Year B, August 2, 2012
First Reading: 2 Samuel 18:5-9, 15, 31-33
Wherever You Are My Love Will Find You by Nancy Tillman
(Written for ages 4-8)
Comment: This week’s Old Testament passage deals with violence and death. This is not a passage geared for children. Yet, in the midst of the battle and death of Absalom, we hear and see King David’s love for his son. The passage begins with David’s request to “deal gently” with Absalom and ends with David weeping for his son’s death. Nancy Tillman writes about the unconditional love that is shared between parents and children. Wherever You Are My Love Will Find You reminds children that anywhere they go and in anything they do their parents’ love is going with them. This love will surround them even if they cannot feel it or see it. David’s love for his son went with Absalom even when they were at war with each other. David’s love for his son kept him from focusing on the fact that he won the war. Instead of celebrating he mourned the death of Absalom.
Second Reading: Ephesians 4:25-5:2
Confessions of a Former Bully by Trudy Ludwig
(Written for ages 8-12)
Comment: Children are gearing up and getting ready to head back to school. For some this might be a scary time and for others it might be a time to reinvent themselves. In the passage from Ephesians, Paul is encouraging the church to live out the new life in Christ they have all received. With competing information vying for our attention, it is a nice reminder that we have the knowledge and the spirit to help us change who we are and become disciples of Christ. In Confessions of a Former Bully, Katie has been caught bullying again, and is called to the principal’s office. One of her consequences is to meet with the school counselor once a week to learn about bullying behaviors. As she learns all this new information Katie is able to learn how to build up her school community. This book provides is about empowering children to choose who they want to be. The person we choose to be, with God’s help, is who we become.

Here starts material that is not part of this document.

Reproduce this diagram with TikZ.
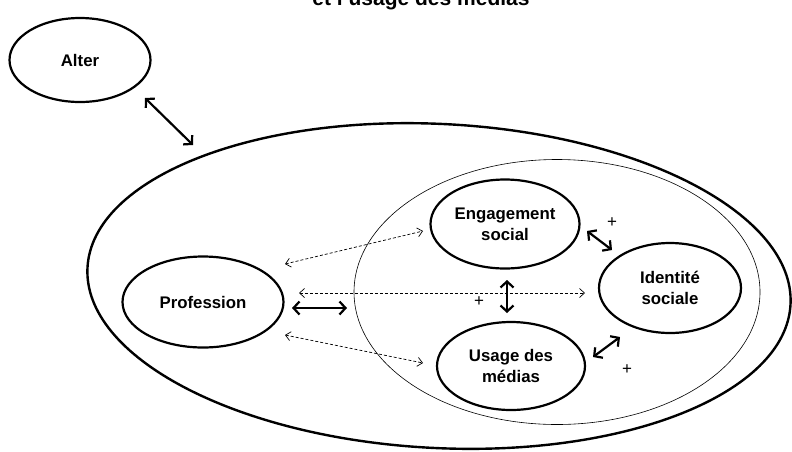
\documentclass[tikz,border=0pt]{standalone}
\usepackage{fontspec}
\setmainfont{Liberation Sans}
\usetikzlibrary{shapes.geometric,arrows.meta}
\begin{document}
\begin{tikzpicture}[x=1pt,y=-1pt,
  ell/.style={draw, ellipse, line width=2.2pt, inner sep=0pt, align=center,
    font=\fontsize{16.8}{21}\selectfont\bfseries},
  frame/.style={draw, ellipse, inner sep=0pt},
  thickarr/.style={line width=2.2pt,
    {Straight Barb[length=6pt,width=13pt]}-{Straight Barb[length=6pt,width=13pt]}},
  dasharr/.style={line width=0.7pt, dash pattern=on 3pt off 2pt,
    {Straight Barb[length=5pt,width=9pt]}-{Straight Barb[length=5pt,width=9pt]}},
  plus/.style={font=\fontsize{17}{17}\selectfont, inner sep=0pt}
]
\useasboundingbox (0,0) rectangle (792,451);
% title (cut off at the top, as in the reference)
\node[anchor=base, font=\fontsize{21}{21}\selectfont\bfseries, inner sep=0pt] (title) at (421,5) {et l’usage des médias};
% frames
\node[frame, line width=2.4pt, minimum width=704pt, minimum height=324pt, rotate=-3] (big) at (439,286) {};
\node[frame, line width=0.6pt, minimum width=406pt, minimum height=265pt] (inner) at (557,292) {};
% nodes
\node[ell, minimum width=141pt, minimum height=84pt] (alter) at (80,60) {Alter};
\node[ell, minimum width=161pt, minimum height=91pt] (prof) at (203,302) {Profession};
\node[ell, minimum width=149pt, minimum height=89pt] (eng) at (505,224) {Engagement\\social};
\node[ell, minimum width=142pt, minimum height=90pt] (ident) at (670,288) {Identité\\sociale};
\node[ell, minimum width=148pt, minimum height=88pt] (usage) at (511,366) {Usage des\\médias};
% arrow ends
\coordinate (a1) at (145,98);  \coordinate (a2) at (193,145);
\coordinate (p1) at (292,308); \coordinate (p2) at (347,308);
\coordinate (d1) at (285,264); \coordinate (d2) at (423,231);
\coordinate (m1) at (299,293); \coordinate (m2) at (585,293);
\coordinate (l1) at (285,335); \coordinate (l2) at (423,363);
\coordinate (v1) at (507,280); \coordinate (v2) at (507,313);
\coordinate (e1) at (587,231); \coordinate (e2) at (612,250);
\coordinate (u1) at (593,357); \coordinate (u2) at (620,337);
% connectors
\draw[thickarr] (a1) -- (a2);
\draw[thickarr] (p1) -- (p2);
\draw[dasharr] (d1) -- (d2);
\draw[dasharr] (m1) -- (m2);
\draw[dasharr] (l1) -- (l2);
\draw[thickarr] (v1) -- (v2);
\draw[thickarr] (e1) -- (e2);
\draw[thickarr] (u1) -- (u2);
% plus signs
\node[plus] (pl1) at (612,223) {+};
\node[plus] (pl2) at (479,302) {+};
\node[plus] (pl3) at (627,370) {+};
\end{tikzpicture}
\end{document}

Gospel Reading: John 6:35, 41-52
The Little Green Goose by Adele Sansone
(Written for ages 3-8)
Comment: After overhearing the other barnyard animals discussing how he doesn’t look like a goose, the little green goose is on a search for his identity. He searches far and wide, only to discover he knew who he was all along and runs home to his daddy. The Little Green Goose is a book that helps us claim our identity, even when our identity does not fit what others expect it to be. Jesus faces the same challenge in this passage from John. Jesus has made the statement “I am the bread of life” (v 35), and the Jews who know that he is the son of Mary and Joseph challenge him. These two descriptors of Jesus are at odds with each other in the eyes of the Jews. Both Jesus and the little green goose must choose to claim their identity or allow the outside world to do it for them. The little green goose, who looks more like a dinosaur than a goose, and Jesus, who makes a claim at odds with what others already know about him, both make the difficult decision to claim their identity.